Almost everyone is concerned about climate change, and switching to green renewable energy is one of the solutions. However, can the nation’s energy needs to be met by solely using renewable energy and are so-called green energy sources really green?
Solar energy requires much sunlight. States like Nevada and Utah are exposed to enough sunlight to meet their needs, but what happens during nighttime? Solar energy is green, but electrical storage technology has not reached the point of making it reliable. An alternative source of reliable power is needed, especially during the night. Harnessing solar energy is better suited for powering individual homes rather than a state-wide grid. Solar panels and a modest 3-kW system can provide enough power for the average household, providing free electricity for 20 years or more. Solar panels aren’t cheap, costing around $10,000-$16,000 on average. However, federal and state incentives can cut that number by 20-30 percent. With proper financing, the money you save on your electric bills can probably cover the cost of your monthly payments.
Hydropower is reliable, but it is not green. It might surprise you, but some hydroelectric power plants emit more greenhouse gases than oil-burning power plants. Hydroelectric power plants require massive tracts of land, most of which will be submerged. These plants have huge impacts on the environment — both during construction and operation. Submerging miles of land underwater disrupts the ecosystem, robbing animals of habitat and destroying the local vegetation. Plants that have been submerged produce methane which is released into the air as water passes the turbines. Hydropower reservoirs also increase the amount of water lost through evaporation, sometimes surpassing the rate of domestic consumption during hot weather. Water from hydropower reservoirs also integrates with natural river systems and the unnatural state of reservoir water (increased salinity due to evaporation and low oxygen levels) often harm aquatic life.
Nuclear energy is green, and in in a few years, there’s a high chance it will be renewable. Nuclear power plants produce little to no greenhouse gases during their operation, require very little space (compared to most power plants), and is probably the most reliable source of electricity.

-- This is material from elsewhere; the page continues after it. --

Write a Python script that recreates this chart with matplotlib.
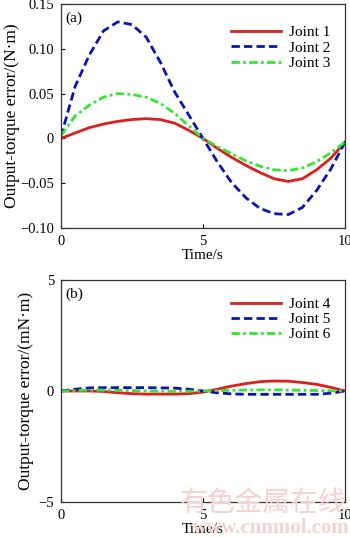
import matplotlib
matplotlib.use("Agg")
import matplotlib.pyplot as plt

plt.rcParams['font.family'] = ['Liberation Serif', 'DejaVu Serif']
plt.rcParams['font.size'] = 10.5
plt.rcParams['axes.unicode_minus'] = True

t = [0, 0.5, 1, 1.5, 2, 2.5, 3, 3.5, 4, 4.5, 5, 5.5, 6, 6.5, 7, 7.5, 8, 8.5, 9, 9.5, 10]

# (a) joints 1-3, N·m
joint1 = [0.0, 0.006, 0.012, 0.016, 0.019, 0.021, 0.022, 0.021, 0.017, 0.009, 0.0,
          -0.011, -0.021, -0.030, -0.038, -0.045, -0.048, -0.045, -0.035, -0.022, -0.004]
joint2 = [0.002, 0.058, 0.093, 0.120, 0.130, 0.127, 0.113, 0.085, 0.052, 0.026, 0.0,
          -0.026, -0.049, -0.066, -0.078, -0.084, -0.085, -0.077, -0.058, -0.034, -0.004]
joint3 = [0.003, 0.025, 0.037, 0.046, 0.050, 0.049, 0.046, 0.039, 0.028, 0.014, 0.0,
          -0.009, -0.017, -0.025, -0.031, -0.035, -0.036, -0.033, -0.026, -0.016, -0.004]

# (b) joints 4-6, mN·m
joint4 = [0.0, 0.0, 0.0, -0.02, -0.08, -0.12, -0.14, -0.14, -0.14, -0.12, -0.05,
          0.08, 0.22, 0.33, 0.42, 0.45, 0.44, 0.38, 0.30, 0.16, 0.0]
joint5 = [0.0, 0.08, 0.14, 0.15, 0.15, 0.15, 0.15, 0.14, 0.13, 0.08, 0.0,
          -0.08, -0.13, -0.15, -0.15, -0.15, -0.15, -0.15, -0.15, -0.10, 0.0]
joint6 = [0.0, 0.02, 0.04, 0.04, 0.03, 0.02, 0.0, -0.01, -0.02, -0.01, 0.0,
          0.02, 0.03, 0.04, 0.05, 0.05, 0.04, 0.03, 0.02, 0.01, 0.0]

yticks_a = [-0.10, -0.05, 0, 0.05, 0.10, 0.15]
ylabels_a = ['\u22120.10', '\u22120.05', '0', '0.05', '0.10', '0.15']
yticks_b = [-5, 0, 5]
ylabels_b = ['\u22125', '0', '5']
xticks = [0, 5, 10]

red = '#dc1e1e'
blue = '#0a14b4'
green = '#32e632'

fig = plt.figure(figsize=(3.5, 5.37), dpi=100)
ax1 = fig.add_axes([0.174, 0.5754, 0.812, 0.4172])
ax2 = fig.add_axes([0.174, 0.0652, 0.812, 0.4134])


def style(ax):
    ax.set_xlim(0, 10)
    ax.set_xticks(xticks)
    ax.tick_params(direction='in', length=3, width=0.8, top=False, right=False, pad=5)
    for s in ax.spines.values():
        s.set_linewidth(0.9)
        s.set_color('#333333')
    ax.set_xlabel('Time/s', labelpad=1, fontsize=11)


leg_kw = dict(loc='upper right', frameon=False, handlelength=3.3, handletextpad=0.5,
              labelspacing=0.1, borderaxespad=0.0, fontsize=11)

ax1.plot(t, joint1, color=red, lw=2.0, ls='-', label='Joint 1')
ax1.plot(t, joint2, color=blue, lw=2.0, ls=(0, (3, 1.5)), label='Joint 2')
ax1.plot(t, joint3, color=green, lw=2.0, ls=(0, (3, 1.2, 1, 1.2)), label='Joint 3')
ax1.set_ylim(-0.10, 0.15)
ax1.set_yticks(yticks_a, ylabels_a)
ax1.set_ylabel('Output-torque error/(N\u00b7m)', labelpad=0, fontsize=12.5)
ax1.text(0.015, 0.965, '(a)', transform=ax1.transAxes, ha='left', va='top', fontsize=11)
style(ax1)
ax1.legend(bbox_to_anchor=(0.97, 0.93), **leg_kw)

ax2.plot(t, joint4, color=red, lw=2.0, ls='-', label='Joint 4')
ax2.plot(t, joint5, color=blue, lw=2.0, ls=(0, (3, 1.5)), label='Joint 5')
ax2.plot(t, joint6, color=green, lw=2.0, ls=(0, (3, 1.2, 1, 1.2)), label='Joint 6')
ax2.set_ylim(-5, 5)
ax2.set_yticks(yticks_b, ylabels_b)
ax2.set_ylabel('Output-torque error/(mN\u00b7m)', labelpad=3, fontsize=12.5)
ax2.text(0.015, 0.965, '(b)', transform=ax2.transAxes, ha='left', va='top', fontsize=11)
style(ax2)
ax2.legend(bbox_to_anchor=(0.97, 0.95), **leg_kw)

# watermark
fig.text(0.99, 0.063, '有色金属在线', ha='right', va='center', fontsize=20,
         color='#f5d2d2', family=['Noto Sans CJK SC', 'DejaVu Sans'], zorder=10)
fig.text(1.0, 0.017, 'www.cnnmol.com', ha='right', va='center', fontsize=15,
         color='#f5d2d2', fontweight='bold', zorder=10)

fig.savefig('out.png', dpi=100)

The term “nuclear” usually provokes fears of radiation and catastrophic meltdowns, but both concerns are undeserved. Nuclear plants barely increase the surrounding radiation, with the average U.S. nuclear plant increasing the surroundings in a 50-mile radius with only 0.01 extra millirems per year — roughly equivalent to the radiation you get from watching two minutes of television. Modern nuclear plants are incapable of having a Chernobyl-like meltdown as advances in technology have made running them increasingly safer. While mined uranium is slowly getting depleted, scientists have found ways to harvest uranium from the seawater. The amount of uranium in the oceans is massive, and natural environmental interactions continually produce it.
A future that relies on green and renewable energy is possible, although it might not be how you pictured it. Solar panels in every house, supported by a grid relying on nuclear power. This is the future of green and renewable energy.